▶ **Work to do**:
Below, find the line containing "Give me the matplotlib source for this chart." and the line containing "ax = fig.add_axes([147"; reproduce exactly those two and every line between them, omitting pictures.

▶ **Record list**:
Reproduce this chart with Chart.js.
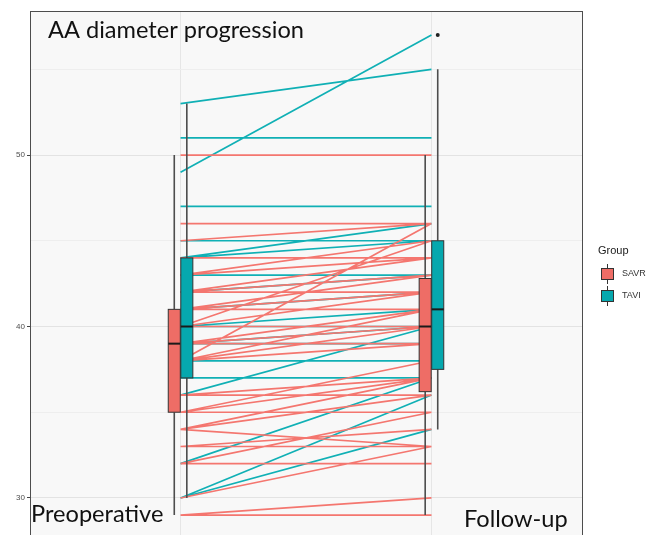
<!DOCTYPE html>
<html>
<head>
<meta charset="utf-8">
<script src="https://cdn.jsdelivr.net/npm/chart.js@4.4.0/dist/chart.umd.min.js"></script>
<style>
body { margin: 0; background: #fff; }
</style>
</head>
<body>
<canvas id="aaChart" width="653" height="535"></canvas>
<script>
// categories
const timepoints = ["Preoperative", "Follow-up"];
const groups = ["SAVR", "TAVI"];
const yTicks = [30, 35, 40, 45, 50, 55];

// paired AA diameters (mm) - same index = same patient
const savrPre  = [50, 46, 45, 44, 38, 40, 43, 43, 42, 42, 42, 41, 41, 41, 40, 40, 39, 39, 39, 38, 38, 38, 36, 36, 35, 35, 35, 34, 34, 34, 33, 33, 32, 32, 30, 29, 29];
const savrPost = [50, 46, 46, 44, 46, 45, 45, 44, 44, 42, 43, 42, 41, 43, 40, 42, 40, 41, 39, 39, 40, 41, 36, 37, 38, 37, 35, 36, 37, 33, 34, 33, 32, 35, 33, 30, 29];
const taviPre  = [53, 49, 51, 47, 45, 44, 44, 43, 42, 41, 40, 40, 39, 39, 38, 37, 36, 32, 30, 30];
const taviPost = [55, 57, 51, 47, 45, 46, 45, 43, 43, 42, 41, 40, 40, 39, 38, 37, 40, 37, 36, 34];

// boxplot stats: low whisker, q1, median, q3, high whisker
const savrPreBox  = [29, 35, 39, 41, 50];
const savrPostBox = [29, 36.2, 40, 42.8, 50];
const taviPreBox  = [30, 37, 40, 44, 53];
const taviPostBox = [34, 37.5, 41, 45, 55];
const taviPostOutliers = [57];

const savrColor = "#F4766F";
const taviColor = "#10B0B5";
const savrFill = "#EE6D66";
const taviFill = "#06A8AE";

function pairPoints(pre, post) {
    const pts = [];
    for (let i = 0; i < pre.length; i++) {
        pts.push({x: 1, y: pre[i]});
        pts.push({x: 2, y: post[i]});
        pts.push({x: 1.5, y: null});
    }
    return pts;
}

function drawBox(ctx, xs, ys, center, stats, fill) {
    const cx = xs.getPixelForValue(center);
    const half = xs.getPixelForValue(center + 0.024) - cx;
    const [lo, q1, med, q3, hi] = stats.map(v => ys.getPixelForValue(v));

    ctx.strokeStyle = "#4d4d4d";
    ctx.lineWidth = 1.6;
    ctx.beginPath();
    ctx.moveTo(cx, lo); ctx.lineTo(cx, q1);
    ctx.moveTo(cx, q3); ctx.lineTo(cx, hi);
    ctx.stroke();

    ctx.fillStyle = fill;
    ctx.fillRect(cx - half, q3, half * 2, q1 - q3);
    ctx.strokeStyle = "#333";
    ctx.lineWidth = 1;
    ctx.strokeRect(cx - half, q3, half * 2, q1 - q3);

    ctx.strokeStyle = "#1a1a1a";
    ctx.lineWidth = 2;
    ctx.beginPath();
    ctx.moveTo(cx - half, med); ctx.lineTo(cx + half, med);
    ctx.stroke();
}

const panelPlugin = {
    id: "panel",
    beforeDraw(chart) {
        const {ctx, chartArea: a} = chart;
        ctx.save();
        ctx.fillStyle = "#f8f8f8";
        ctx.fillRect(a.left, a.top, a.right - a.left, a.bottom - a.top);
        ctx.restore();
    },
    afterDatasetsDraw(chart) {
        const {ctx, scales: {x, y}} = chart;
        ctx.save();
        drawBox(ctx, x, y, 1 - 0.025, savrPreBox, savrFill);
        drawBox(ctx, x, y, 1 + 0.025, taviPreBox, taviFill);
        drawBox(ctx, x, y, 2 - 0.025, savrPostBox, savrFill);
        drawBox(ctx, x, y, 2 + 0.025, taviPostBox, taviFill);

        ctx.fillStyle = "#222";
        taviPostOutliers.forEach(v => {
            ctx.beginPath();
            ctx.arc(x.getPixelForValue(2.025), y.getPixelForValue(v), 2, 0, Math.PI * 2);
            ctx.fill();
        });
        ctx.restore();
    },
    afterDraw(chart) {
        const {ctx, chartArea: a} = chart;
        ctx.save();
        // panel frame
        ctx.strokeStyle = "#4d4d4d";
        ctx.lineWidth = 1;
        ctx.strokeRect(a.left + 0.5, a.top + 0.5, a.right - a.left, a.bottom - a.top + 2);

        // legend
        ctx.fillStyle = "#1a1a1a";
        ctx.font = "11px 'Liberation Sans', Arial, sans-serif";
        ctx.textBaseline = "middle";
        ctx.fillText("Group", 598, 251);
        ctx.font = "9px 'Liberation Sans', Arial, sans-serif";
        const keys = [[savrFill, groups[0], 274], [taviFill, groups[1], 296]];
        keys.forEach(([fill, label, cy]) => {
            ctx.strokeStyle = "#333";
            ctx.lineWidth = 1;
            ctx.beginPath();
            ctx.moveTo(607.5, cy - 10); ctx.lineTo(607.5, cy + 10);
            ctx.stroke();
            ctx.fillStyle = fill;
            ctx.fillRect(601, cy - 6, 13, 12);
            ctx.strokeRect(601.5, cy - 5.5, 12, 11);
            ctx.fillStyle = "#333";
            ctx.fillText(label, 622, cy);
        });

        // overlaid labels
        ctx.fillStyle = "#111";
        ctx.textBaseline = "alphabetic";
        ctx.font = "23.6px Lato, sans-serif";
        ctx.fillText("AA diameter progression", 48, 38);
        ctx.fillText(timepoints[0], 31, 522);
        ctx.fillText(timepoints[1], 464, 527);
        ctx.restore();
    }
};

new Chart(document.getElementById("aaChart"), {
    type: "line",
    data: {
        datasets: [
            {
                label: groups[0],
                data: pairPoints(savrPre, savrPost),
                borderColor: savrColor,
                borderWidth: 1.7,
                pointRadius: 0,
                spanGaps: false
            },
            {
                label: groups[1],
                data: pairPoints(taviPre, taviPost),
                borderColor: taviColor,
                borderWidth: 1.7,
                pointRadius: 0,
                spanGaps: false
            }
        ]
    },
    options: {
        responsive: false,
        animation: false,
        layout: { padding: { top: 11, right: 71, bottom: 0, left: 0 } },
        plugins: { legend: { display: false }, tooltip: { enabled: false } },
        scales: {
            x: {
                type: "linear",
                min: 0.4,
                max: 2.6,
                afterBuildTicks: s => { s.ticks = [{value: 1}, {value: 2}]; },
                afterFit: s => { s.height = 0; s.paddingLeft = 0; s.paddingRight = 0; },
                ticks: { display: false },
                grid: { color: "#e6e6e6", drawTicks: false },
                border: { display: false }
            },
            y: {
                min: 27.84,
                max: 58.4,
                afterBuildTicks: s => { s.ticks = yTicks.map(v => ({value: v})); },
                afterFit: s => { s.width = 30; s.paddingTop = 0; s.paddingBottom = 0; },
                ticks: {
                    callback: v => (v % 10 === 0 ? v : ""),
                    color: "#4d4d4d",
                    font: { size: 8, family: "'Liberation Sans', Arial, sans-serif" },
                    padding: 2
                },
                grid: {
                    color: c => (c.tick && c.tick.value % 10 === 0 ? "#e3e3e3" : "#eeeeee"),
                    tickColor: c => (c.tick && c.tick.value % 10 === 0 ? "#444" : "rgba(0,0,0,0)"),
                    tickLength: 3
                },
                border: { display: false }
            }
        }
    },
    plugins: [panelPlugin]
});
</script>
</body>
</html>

* * *

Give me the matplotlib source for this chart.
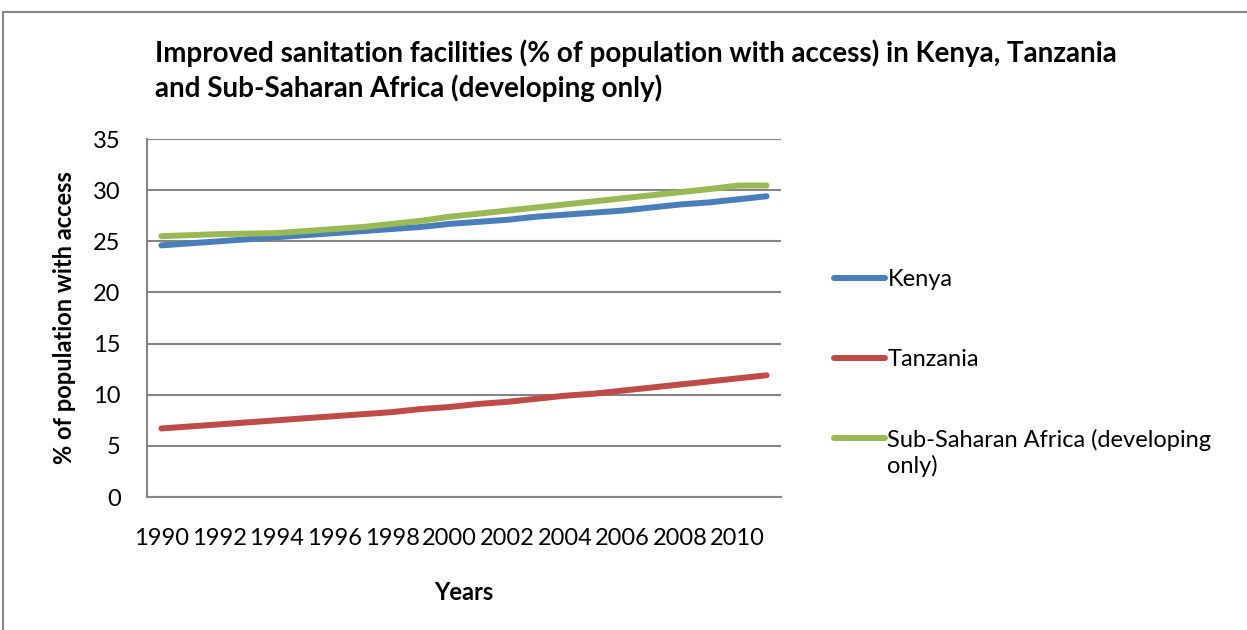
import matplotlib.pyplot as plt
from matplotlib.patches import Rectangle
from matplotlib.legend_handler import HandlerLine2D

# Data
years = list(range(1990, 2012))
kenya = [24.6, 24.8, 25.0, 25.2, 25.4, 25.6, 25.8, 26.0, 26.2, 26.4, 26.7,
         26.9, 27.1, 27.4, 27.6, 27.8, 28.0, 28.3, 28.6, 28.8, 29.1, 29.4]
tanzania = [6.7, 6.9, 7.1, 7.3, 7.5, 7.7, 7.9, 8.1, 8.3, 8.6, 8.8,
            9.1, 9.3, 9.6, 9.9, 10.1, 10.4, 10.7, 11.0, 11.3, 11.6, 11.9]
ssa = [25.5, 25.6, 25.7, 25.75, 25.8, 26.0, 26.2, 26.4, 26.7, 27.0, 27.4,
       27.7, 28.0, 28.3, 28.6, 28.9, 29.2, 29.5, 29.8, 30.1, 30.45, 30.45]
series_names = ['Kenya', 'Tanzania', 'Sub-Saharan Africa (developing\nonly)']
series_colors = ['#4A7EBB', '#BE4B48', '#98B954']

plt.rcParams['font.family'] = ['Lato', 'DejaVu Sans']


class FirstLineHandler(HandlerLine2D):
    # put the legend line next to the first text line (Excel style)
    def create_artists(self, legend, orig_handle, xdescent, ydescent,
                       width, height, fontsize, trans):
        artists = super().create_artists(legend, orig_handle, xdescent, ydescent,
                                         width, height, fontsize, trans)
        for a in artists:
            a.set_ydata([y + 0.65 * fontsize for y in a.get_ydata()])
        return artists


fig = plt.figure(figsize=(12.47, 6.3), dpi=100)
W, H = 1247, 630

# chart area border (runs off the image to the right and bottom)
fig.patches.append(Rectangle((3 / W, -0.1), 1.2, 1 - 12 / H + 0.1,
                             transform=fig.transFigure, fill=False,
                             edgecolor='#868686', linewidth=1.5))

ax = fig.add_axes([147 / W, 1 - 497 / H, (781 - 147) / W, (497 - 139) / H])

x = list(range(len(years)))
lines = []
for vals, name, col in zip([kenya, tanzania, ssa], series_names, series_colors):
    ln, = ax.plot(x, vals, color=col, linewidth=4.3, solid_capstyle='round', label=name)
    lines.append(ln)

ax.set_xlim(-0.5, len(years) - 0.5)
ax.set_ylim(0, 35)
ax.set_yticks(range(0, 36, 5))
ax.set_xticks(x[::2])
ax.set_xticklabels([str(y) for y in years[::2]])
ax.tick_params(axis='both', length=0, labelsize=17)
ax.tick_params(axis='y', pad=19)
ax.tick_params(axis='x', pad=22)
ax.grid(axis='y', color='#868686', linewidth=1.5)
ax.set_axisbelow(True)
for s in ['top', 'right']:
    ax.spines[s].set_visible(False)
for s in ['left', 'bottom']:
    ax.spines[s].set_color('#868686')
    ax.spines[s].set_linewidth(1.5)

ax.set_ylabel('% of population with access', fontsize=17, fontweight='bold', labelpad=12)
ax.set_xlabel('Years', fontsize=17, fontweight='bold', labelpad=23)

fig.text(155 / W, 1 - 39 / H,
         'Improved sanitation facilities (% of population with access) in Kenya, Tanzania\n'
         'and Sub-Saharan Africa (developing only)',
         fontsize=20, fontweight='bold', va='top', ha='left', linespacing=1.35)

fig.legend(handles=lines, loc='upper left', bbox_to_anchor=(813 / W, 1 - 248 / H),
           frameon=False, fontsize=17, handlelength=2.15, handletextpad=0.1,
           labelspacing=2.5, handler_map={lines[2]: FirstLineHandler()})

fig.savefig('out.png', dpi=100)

▶ **Reply**:
Give me the matplotlib source for this chart.
import matplotlib.pyplot as plt
from matplotlib.patches import Rectangle
from matplotlib.legend_handler import HandlerLine2D

# Data
years = list(range(1990, 2012))
kenya = [24.6, 24.8, 25.0, 25.2, 25.4, 25.6, 25.8, 26.0, 26.2, 26.4, 26.7,
         26.9, 27.1, 27.4, 27.6, 27.8, 28.0, 28.3, 28.6, 28.8, 29.1, 29.4]
tanzania = [6.7, 6.9, 7.1, 7.3, 7.5, 7.7, 7.9, 8.1, 8.3, 8.6, 8.8,
            9.1, 9.3, 9.6, 9.9, 10.1, 10.4, 10.7, 11.0, 11.3, 11.6, 11.9]
ssa = [25.5, 25.6, 25.7, 25.75, 25.8, 26.0, 26.2, 26.4, 26.7, 27.0, 27.4,
       27.7, 28.0, 28.3, 28.6, 28.9, 29.2, 29.5, 29.8, 30.1, 30.45, 30.45]
series_names = ['Kenya', 'Tanzania', 'Sub-Saharan Africa (developing\nonly)']
series_colors = ['#4A7EBB', '#BE4B48', '#98B954']

plt.rcParams['font.family'] = ['Lato', 'DejaVu Sans']


class FirstLineHandler(HandlerLine2D):
    # put the legend line next to the first text line (Excel style)
    def create_artists(self, legend, orig_handle, xdescent, ydescent,
                       width, height, fontsize, trans):
        artists = super().create_artists(legend, orig_handle, xdescent, ydescent,
                                         width, height, fontsize, trans)
        for a in artists:
            a.set_ydata([y + 0.65 * fontsize for y in a.get_ydata()])
        return artists


fig = plt.figure(figsize=(12.47, 6.3), dpi=100)
W, H = 1247, 630

# chart area border (runs off the image to the right and bottom)
fig.patches.append(Rectangle((3 / W, -0.1), 1.2, 1 - 12 / H + 0.1,
                             transform=fig.transFigure, fill=False,
                             edgecolor='#868686', linewidth=1.5))

ax = fig.add_axes([147 / W, 1 - 497 / H, (781 - 147) / W, (497 - 139) / H])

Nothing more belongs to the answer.